References to Specific Systems and Techniques
- SCADS: Constant-cost query planning via precomputed indices, declarative consistency-performance SLAs, proactive scaling using machine learning (0909.1775).
- RapidStore: Decoupled read-write paths with subgraph-level versioning, lock-free snapshot reads, and scalable concurrency control for dynamic graphs (Hao et al., 1 Jul 2025).
- PyG 2.0: Modular remote FeatureStore/GraphStore, decoupled sampling and feature retrieval, subgraph-oriented batching (Fey et al., 22 Jul 2025).
- Aster/Poly-LSM: Degree-skew–aware update policy, hybrid neighbor storage, adaptive delta/pivot writes, Elias–Fano neighbor encoding (Mo et al., 11 Jan 2025).
- SharkGraph: Column-oriented, DFS-based time-series edge storage with aggressive compression and three-dimensional partitioning (Tang, 2023).
- GraphScale: Trainer–actor separation, hybrid parallelism, actor-managed optimizers for node embedding, and asynchronous data–compute overlap (Gupta et al., 22 Jul 2024).

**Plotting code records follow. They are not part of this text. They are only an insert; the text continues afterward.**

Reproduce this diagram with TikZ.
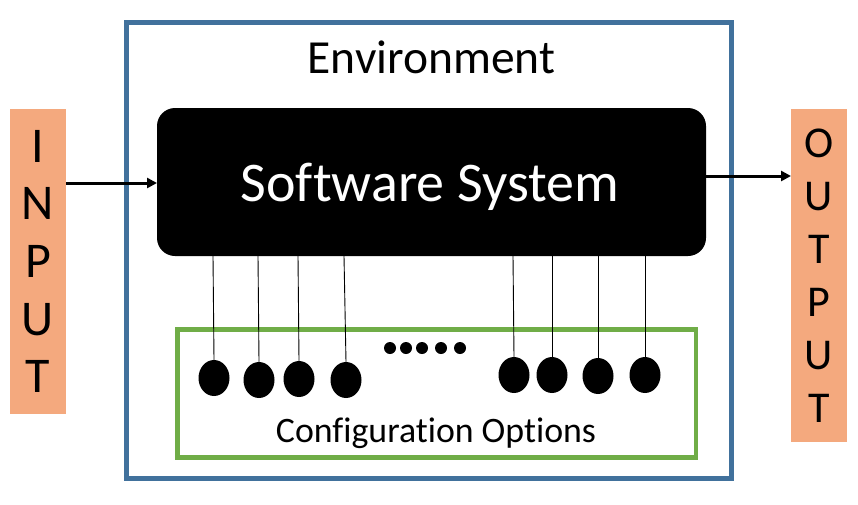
\documentclass[tikz,border=0pt]{standalone}
\usepackage{fontspec}
\setmainfont[Ligatures={NoCommon}]{Carlito}
\usetikzlibrary{shapes.geometric,arrows.meta}
\definecolor{envblue}{HTML}{41719C}
\definecolor{optgreen}{HTML}{70AD47}
\definecolor{ioorange}{HTML}{F4A97E}
\begin{document}
\begin{tikzpicture}[x=1pt,y=-1pt,
  frame/.style={draw,rectangle,inner sep=0pt,outer sep=0pt,line width=4.5pt},
  iobox/.style={rectangle,fill=ioorange,inner sep=0pt,outer sep=0pt,minimum width=56pt,align=center},
  opt/.style={ellipse,fill=black,inner sep=0pt,outer sep=0pt,minimum width=31pt,minimum height=36pt},
  dotmark/.style={circle,fill=black,inner sep=0pt,minimum size=12pt},
  wire/.style={line width=0.9pt},
  flow/.style={line width=3pt,-{Triangle[length=10pt,width=10pt]}}
]
\useasboundingbox (0,0) rectangle (858,504);
% environment
\node[frame,draw=envblue,minimum width=605pt,minimum height=456pt] (env) at (429,250.5) {};
\node[anchor=base,font=\fontsize{47.5}{57}\selectfont] (envlabel) at (431.5,73) {Environment};
% software system
\node[rectangle,fill=black,rounded corners=18pt,inner sep=0pt,outer sep=0pt,minimum width=549pt,minimum height=148pt] (sw) at (431.5,182) {};
\node[anchor=base,text=white,font=\fontsize{56}{66}\selectfont] (swlabel) at (430,201) {Software System};
% configuration options
\node[frame,draw=optgreen,minimum width=518.5pt,minimum height=128pt] (cfg) at (436.75,393.5) {};
\node[anchor=base,font=\fontsize{35.8}{43}\selectfont] (cfglabel) at (436,442) {Configuration Options};
% input / output
\node[iobox,minimum height=305pt,font=\fontsize{50}{57.6}\selectfont] (in) at (38,261.5) {I\\N\\P\\U\\T};
\node[iobox,minimum height=333pt,font=\fontsize{44}{53}\selectfont] (out) at (819,275.5) {O\\U\\T\\P\\U\\T};
% options
\node[opt] (o1) at (214,378) {};
\node[opt] (o2) at (259,380) {};
\node[opt] (o3) at (299,379) {};
\node[opt] (o4) at (346,380) {};
\node[opt] (o5) at (514,375) {};
\node[opt] (o6) at (552,375) {};
\node[opt] (o7) at (598,376) {};
\node[opt] (o8) at (645,375) {};
\node[dotmark] (d1) at (390,348) {};
\node[dotmark] (d2) at (406,348) {};
\node[dotmark] (d3) at (422,348) {};
\node[dotmark] (d4) at (441,348) {};
\node[dotmark] (d5) at (460,348) {};
% wire tops on the software system
\coordinate (t1) at (213,256);
\coordinate (t2) at (258,256);
\coordinate (t3) at (298,256);
\coordinate (t4) at (344,256);
\coordinate (t5) at (513,256);
\coordinate (t6) at (552,256);
\coordinate (t7) at (598,256);
\coordinate (t8) at (645,256);
\foreach \i in {1,...,8} { \draw[wire] (t\i) -- (o\i.north); }
% flows
\draw[flow] (in.east |- 0,183) -- (sw.west |- 0,183);
\coordinate (outstart) at (706,176);
\draw[flow] (outstart) -- (out.west |- outstart);
\end{tikzpicture}
\end{document}
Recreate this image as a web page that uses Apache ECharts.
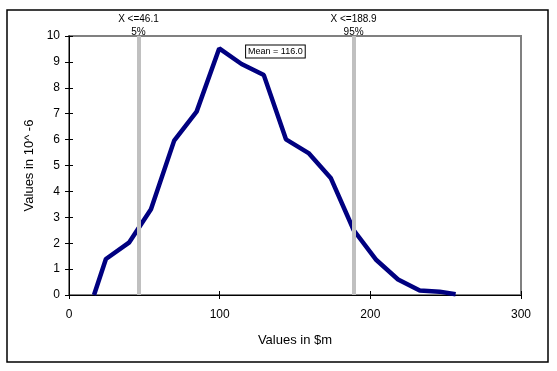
<!DOCTYPE html>
<html><head><meta charset="utf-8">
<script src="https://cdn.jsdelivr.net/npm/echarts@6/dist/echarts.min.js"></script>
<style>html,body{margin:0;padding:0;background:#fff}#c{width:557px;height:371px}</style>
</head><body><div id="c"></div>
<script>
var xValues = [16.6, 24.5, 39.8, 54.4, 69.8, 84.7, 99.7, 114.5, 129.3, 144.0, 159.0, 173.7, 189.0, 204.0, 218.4, 232.8, 246.0, 256.6];
var yValues = [0, 1.39, 2.02, 3.31, 5.96, 7.08, 9.52, 8.92, 8.49, 6.01, 5.48, 4.52, 2.5, 1.35, 0.6, 0.17, 0.13, 0.03];
var markerX = [46.1, 188.9];
var markerLabels = ['X <=46.1\n5%', 'X <=188.9\n95%'];
var meanText = 'Mean = 116.0';
var meanPos = [137.0, 9.4];

var font = 'Liberation Sans, Arial, sans-serif';
var chart = echarts.init(document.getElementById('c'));
var lineData = xValues.map(function(x, i){ return [x, yValues[i]]; });
var labelStyle = {color: '#000', fontFamily: font, fontSize: 12};
var nameStyle = {color: '#000', fontFamily: font, fontSize: 13};
chart.setOption({
  animation: false,
  grid: {left: 69, top: 36, right: 36, bottom: 76, show: true, borderColor: '#808080', borderWidth: 2},
  xAxis: [{
    type: 'value', min: 0, max: 300, interval: 100,
    name: 'Values in $m', nameLocation: 'middle', nameGap: 39,
    nameTextStyle: nameStyle,
    axisLine: {show: true, lineStyle: {color: '#000', width: 1}},
    axisTick: {show: true, length: 4, lineStyle: {color: '#000'}},
    splitLine: {show: false},
    axisLabel: Object.assign({margin: 14}, labelStyle)
  }, {
    type: 'value', min: 0, max: 300, interval: 100, position: 'bottom',
    axisLine: {show: false}, splitLine: {show: false}, axisLabel: {show: false},
    axisTick: {show: true, inside: true, length: 4, lineStyle: {color: '#000'}}
  }],
  yAxis: [{
    type: 'value', min: 0, max: 10, interval: 1,
    name: 'Values in 10^ -6', nameLocation: 'middle', nameGap: 29,
    nameTextStyle: nameStyle,
    axisLine: {show: true, lineStyle: {color: '#000', width: 1}},
    axisTick: {show: true, length: 4, lineStyle: {color: '#000'}},
    splitLine: {show: false},
    axisLabel: Object.assign({margin: 9}, labelStyle)
  }, {
    type: 'value', min: 0, max: 10, interval: 1, position: 'left',
    axisLine: {show: false}, splitLine: {show: false}, axisLabel: {show: false},
    axisTick: {show: true, inside: true, length: 4, lineStyle: {color: '#000'}}
  }],
  graphic: [{
    type: 'rect', shape: {x: 7, y: 10, width: 541, height: 352},
    style: {fill: 'none', stroke: '#000', lineWidth: 1.5}, z: -1
  }],
  series: [{
    type: 'line', data: lineData, symbol: 'none',
    lineStyle: {color: '#000080', width: 4.5}, z: 3,
    markPoint: {
      symbol: 'rect', symbolSize: 0,
      data: [{coord: meanPos, value: meanText}],
      label: {show: true, formatter: meanText, color: '#000', fontFamily: font, fontSize: 9,
        backgroundColor: '#fff', borderColor: '#000', borderWidth: 1, padding: [2, 2, 1, 2]}
    }
  }, {
    type: 'line', data: [], z: 2,
    markLine: {
      symbol: 'none', silent: true,
      lineStyle: {color: '#c0c0c0', width: 4, type: 'solid'},
      label: {show: true, position: 'end', color: '#000', fontFamily: font, fontSize: 10, lineHeight: 13,
        formatter: function(p){ return markerLabels[p.dataIndex]; }, distance: -3},
      data: markerX.map(function(v){ return {xAxis: v}; })
    }
  }]
});
</script></body></html>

- HongTu: Partition-based, memory-efficient full-GNN training using dedicated recomputation-caching and deduplicated/inter-GPU data transfer (Wang et al., 2023).
Summary
Scalable feature/graph stores integrate principled data modeling, storage efficiency, concurrency control, and machine-learning–ready feature management to address the needs of billion-scale, highly dynamic, and analytics-intensive networks. By separating concerns between structure and features, employing adaptive and batched update strategies, and supporting declarative, high-level analytics, such systems underlie contemporary advances in web-scale graph processing, ML-enabled analytics, and real-time enterprise intelligence. The design space is broad, encompassing property and RDF graphs, disk- and memory-resident backends, versioned and temporal architectures, and hybrid compute/storage workflows, all evaluated on real-world tasks ranging from social graph management and transaction analysis to industrial recommender systems and temporal network forensics.